So much for the (delayed) April meeting between Trump and Xi.
According to a report by the SCMP, the meeting between US President Donald Trump and Chinese counterpart Xi Jinping to end the trade war which was tentatively pushed back from March to April, may be pushed back again, this time to to June, as the two leaders “will not be able to finalise an agreement by April.”
It had initially been hoped that they would be able to reach a deal more quickly, but one source who has been briefed on the arrangement told the South China Morning Post that a meeting in April was less likely, while another said the summit could be held in June.
As previously reported (almost daily), while the two nations have been stepping up negotiations on the text of the trade agreement, a SCMP source confirmed once again of the growing rift within the Trump administration regarding the deal with China, where the main division is how much importance will be attached to an enforcement mechanism to ensure the Chinese side lives up to its side of the bargain, or whether it will be enough to secure an agreement in principle and declare success.
Originally Trump and Xi were expected to meet at Trump’s Mar-a-Lago private resort in late March, but US ambassador to China Terry Branstad later said the summit had been delayed because the deal was still under discussion. Then, to much fanfare – with the narrative spun that a delayed meeting was only further proof of the two sides working hard to reach a deal – it was reported that the two leaders would meet in April, but the timetable now appears to have been put back once again.
It is not yet known where Trump and Xi would meet in June, but the Chinese president is also expected to travel to Osaka in Japan for the G20 summit.
For those who have missed the key hurdles to the signing of an official deal, the story goes like this: while the US has been content with China’s promises to purchase more goods from the US for the next few years, the White House has been pushing China to address what remain the biggest long-standing grievances including the alleged theft of intellectual property, forced technology transfer and unfair competition.
US trade rep Lighthizer has been one of the main figures pushing for an enforcement mechanism to ensure that Beijing lives up to any pledges it gives. But Beijing is growing alarmed by the proposals and argued that enforcement must be “two-way, fair and equal”. The tough stance taken by Washington’s top trade negotiator has won bipartisan support in the US Congress – where Democrats are now insisting that Trump not rush to deliver a weak deal just to boost markets – as well as respect from his Chinese counterparts who describe him as detail-oriented and unlikely to back down.
“Lighthizer is a very professional and experienced trade negotiator. Talking to him is the right track to take,” another source said.
“Lighthizer is a tough negotiator but China pays high respect to him.
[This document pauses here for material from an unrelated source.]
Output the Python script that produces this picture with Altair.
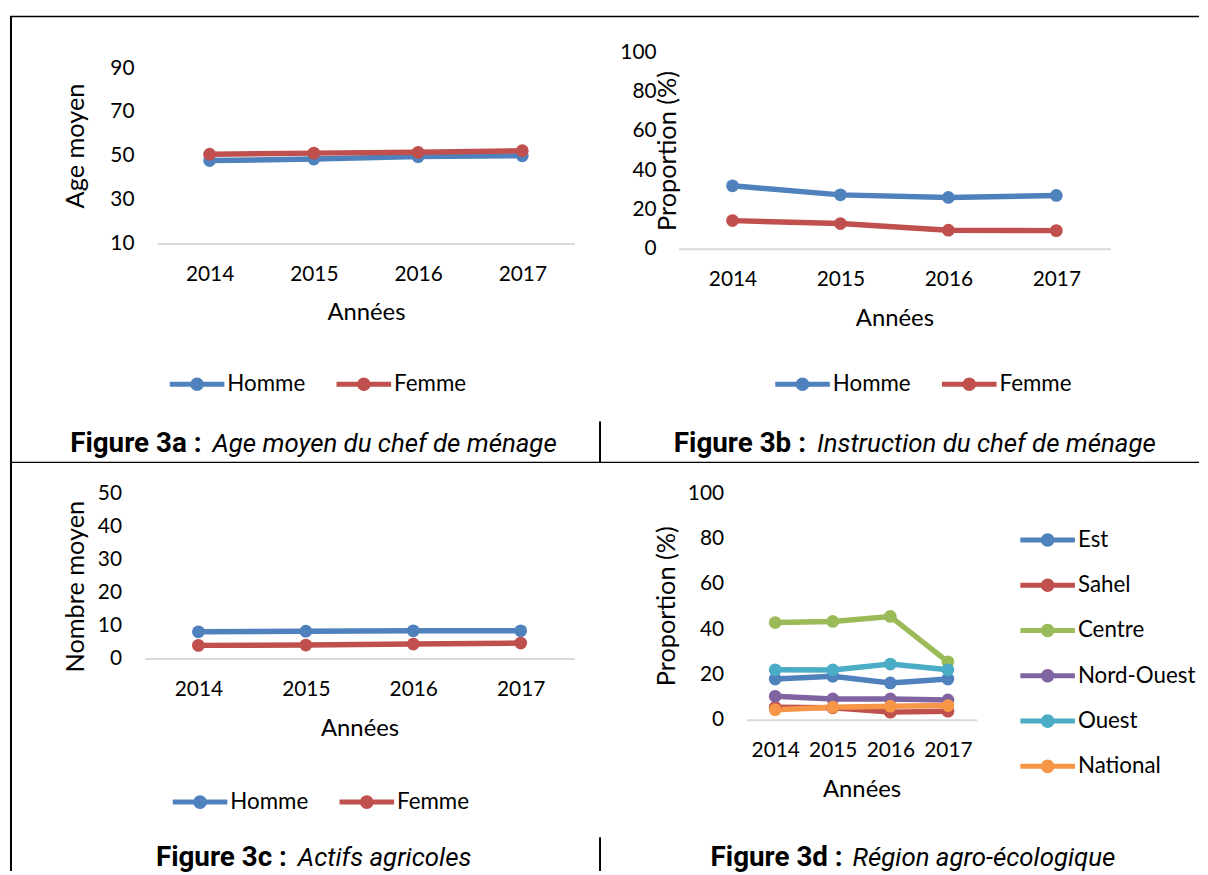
import altair as alt
import pandas as pd

years = ["2014", "2015", "2016", "2017"]

sexes = ["Homme", "Femme"]
sex_colors = ["#4F81BD", "#C0504D"]

age_homme = [47.8, 48.5, 49.6, 50.0]
age_femme = [50.7, 51.2, 51.6, 52.3]

instr_homme = [32.0, 27.4, 26.1, 27.1]
instr_femme = [14.3, 12.8, 9.4, 9.2]

actifs_homme = [8.1, 8.3, 8.4, 8.4]
actifs_femme = [4.0, 4.1, 4.4, 4.7]

regions = ["Est", "Sahel", "Centre", "Nord-Ouest", "Ouest", "National"]
region_colors = ["#4F81BD", "#C0504D", "#9BBB59", "#8064A2", "#4BACC6", "#F79646"]
reg_est = [18.0, 19.2, 16.3, 18.0]
reg_sahel = [5.6, 5.3, 3.4, 3.8]
reg_centre = [42.9, 43.4, 45.6, 25.6]
reg_nord_ouest = [10.4, 9.2, 9.2, 8.8]
reg_ouest = [22.1, 22.0, 24.6, 22.1]
reg_national = [4.5, 5.6, 6.0, 6.3]

FONT = "Lato"
CAP_FONT = "Roboto"

W = 595
H1 = 449
H2 = 412

# legend symbol: line with a filled disc (rings)
SYM = ("M-2.75,0L2.75,0"
       "M0.44,0A0.44,0.44,0,1,1,-0.44,0A0.44,0.44,0,1,1,0.44,0"
       "M0.15,0A0.15,0.15,0,1,1,-0.15,0A0.15,0.15,0,1,1,0.15,0")


def long_df(names, series):
    rows = []
    for n, vals in zip(names, series):
        for yr, v in zip(years, vals):
            rows.append({"annee": yr, "serie": n, "valeur": v})
    return pd.DataFrame(rows)


ONE = alt.Data(values=[{"k": 0}])


def rule(x1, x2, y1, y2, w):
    return alt.Chart(ONE).mark_rule(color="black", strokeWidth=w).encode(
        x=alt.value(x1), x2=alt.value(x2), y=alt.value(y1), y2=alt.value(y2))


def caption(bold, ital, bx, ix, yb):
    t1 = alt.Chart(ONE).mark_text(text=bold, font=CAP_FONT, fontWeight="bold", fontSize=28,
                                  align="right", baseline="alphabetic", color="black").encode(
        x=alt.value(bx), y=alt.value(yb))
    t2 = alt.Chart(ONE).mark_text(text=ital, font=CAP_FONT, fontStyle="italic", fontSize=26,
                                  align="left", baseline="alphabetic", color="black").encode(
        x=alt.value(ix), y=alt.value(yb))
    return [t1, t2]


def panel(df, names, colors, H, xr, yr, ydom, yticks, ytitle, ylab_pad, ytx, yty, leg, extras):
    xax = alt.Axis(title="Années", labelAngle=0, ticks=False, tickSize=0, grid=False,
                   domainColor="#D9D9D9", domainWidth=2, labelPadding=31, labelBaseline="middle",
                   titleY=70, titleBaseline="middle", titleFontSize=24, offset=-(H - yr[0]))
    yax = alt.Axis(title=ytitle, values=yticks, ticks=False, tickSize=0, grid=False, domain=False,
                   labelPadding=ylab_pad, offset=-xr[0], titleX=ytx, titleY=yty, titleAngle=270,
                   titleBaseline="middle", titleAlign="center", titleFontSize=25.5)
    base = alt.Chart(df).mark_line(
        strokeWidth=5.5, point=alt.OverlayMarkDef(filled=True, size=165, opacity=1)
    ).encode(
        x=alt.X("annee:O", scale=alt.Scale(type="point", padding=0.5, range=list(xr)), axis=xax),
        y=alt.Y("valeur:Q", scale=alt.Scale(domain=ydom, range=list(yr), nice=False, zero=False), axis=yax),
        color=alt.Color("serie:N", scale=alt.Scale(domain=names, range=colors),
                        legend=alt.Legend(title=None, orient="none", symbolType=SYM, symbolSize=400,
                                          symbolStrokeWidth=5, padding=0, labelOffset=18, **leg)),
    )
    return alt.layer(base, *extras).properties(width=W, height=H)


leg_h = dict(direction="horizontal", columnPadding=21)

pa = panel(long_df(sexes, [age_homme, age_femme]), sexes, sex_colors, H1,
           (147.6, 567.7), (228.7, 52), [10, 90], [10, 30, 50, 70, 90], "Age moyen", 23.6,
           65 - 147.6, 130, dict(legendX=175, legendY=358, **leg_h),
           caption("Figure 3a :", "Age moyen du chef de ménage", 192, 203, 439)
           + [rule(-1, 1197, 0, 0, 1.5), rule(0, 0, 0, 861, 2), rule(-1, 1197, 449.3, 449.3, 1.3),
              rule(593.5, 593.5, 408, 449.3, 2), rule(593.5, 593.5, 827, 861, 2)])

pb = panel(long_df(sexes, [instr_homme, instr_femme]), sexes, sex_colors, H1,
           (77.6, 512.6), (234, 36), [0, 100], [0, 20, 40, 60, 80, 100], "Proportion (%)", 22.6,
           67 - 77.6, 135, dict(legendX=190, legendY=358, **leg_h),
           caption("Figure 3b :", "Instruction du chef de ménage", 206, 217, 439))

pc = panel(long_df(sexes, [actifs_homme, actifs_femme]), sexes, sex_colors, H2,
           (134.7, 567.7), (198, 31.3), [0, 50], [0, 10, 20, 30, 40, 50], "Nombre moyen", 23.3,
           65 - 134.7, 125, dict(legendX=178, legendY=330, **leg_h),
           caption("Figure 3c :", "Actifs agricoles", 278, 289, 407))

pd_ = panel(long_df(regions, [reg_est, reg_sahel, reg_centre, reg_nord_ouest, reg_ouest, reg_national]),
            regions, region_colors, H2,
            (146, 378), (259.7, 31.3), [0, 100], [0, 20, 40, 60, 80, 100], "Proportion (%)", 23,
            65.6 - 146, 144.7, dict(legendX=437, legendY=66, direction="vertical", rowPadding=16.6),
            caption("Figure 3d :", "Région agro-écologique", 243, 253, 407))

chart = alt.concat(pa, pb, pc, pd_, columns=2, spacing=0, bounds="flush", align="each").resolve_scale(
    color="independent").resolve_legend(color="independent").properties(
    padding={"left": 1, "top": 4.25, "right": 0, "bottom": 0}
).configure_view(strokeWidth=0).configure_axis(
    labelFont=FONT, labelFontSize=21, labelColor="#000000",
    titleFont=FONT, titleFontWeight="normal", titleColor="#000000"
).configure_legend(labelFont=FONT, labelFontSize=22.5, labelColor="#000000")

chart.save("out.html", embed_options={"renderer": "svg", "actions": False})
China needs to step up its research on him”.
Meanwhile, critics have suggested that Trump’s enthusiasm for more tariffs may have eased because of the recent stock market fall – Trump reportedly said that a trade deal would propel the Dow some 2,000 point higher, suggesting that Trump’s only goal is micromanaging of the stock maret – and concerns over the wider US economy, particularly from farmers who rely on exports to China. It has also been suggested that the reforms to China’s economic policies demanded by the US could take years to enact.
In the latest developments over trade talks, during a St Patrick’s Day reception at the White House on Thursday, Trump said: “We’ll have news on China. Probably one way or the other, we’re going to know over the next three to four weeks.” He added that China had been “very responsible and very reasonable,” saying: “If that one gets done, it will be something that people will be talking about for a long time.”
Regardless of yet another potential postponement to the meeting between the two presidents, the two sides are working to keep momentum going, and this week official Chinese state news agency Xinhua said “concrete progress” had been made following a phone conversation between Vice-Premier Liu He and US Trade Representative Robert Lighthizer and Treasury Secretary Steven Mnuchin on Thursday. The news, predictably, helped propel markets higher on the now traditional “trade war optimism” narrative when in reality the two sides appear to be drifting ever further apart as the easy aspects of the negotiation have all be ironed out, and now the only outstanding items remaining are those which will make any any meaningful deal impossible.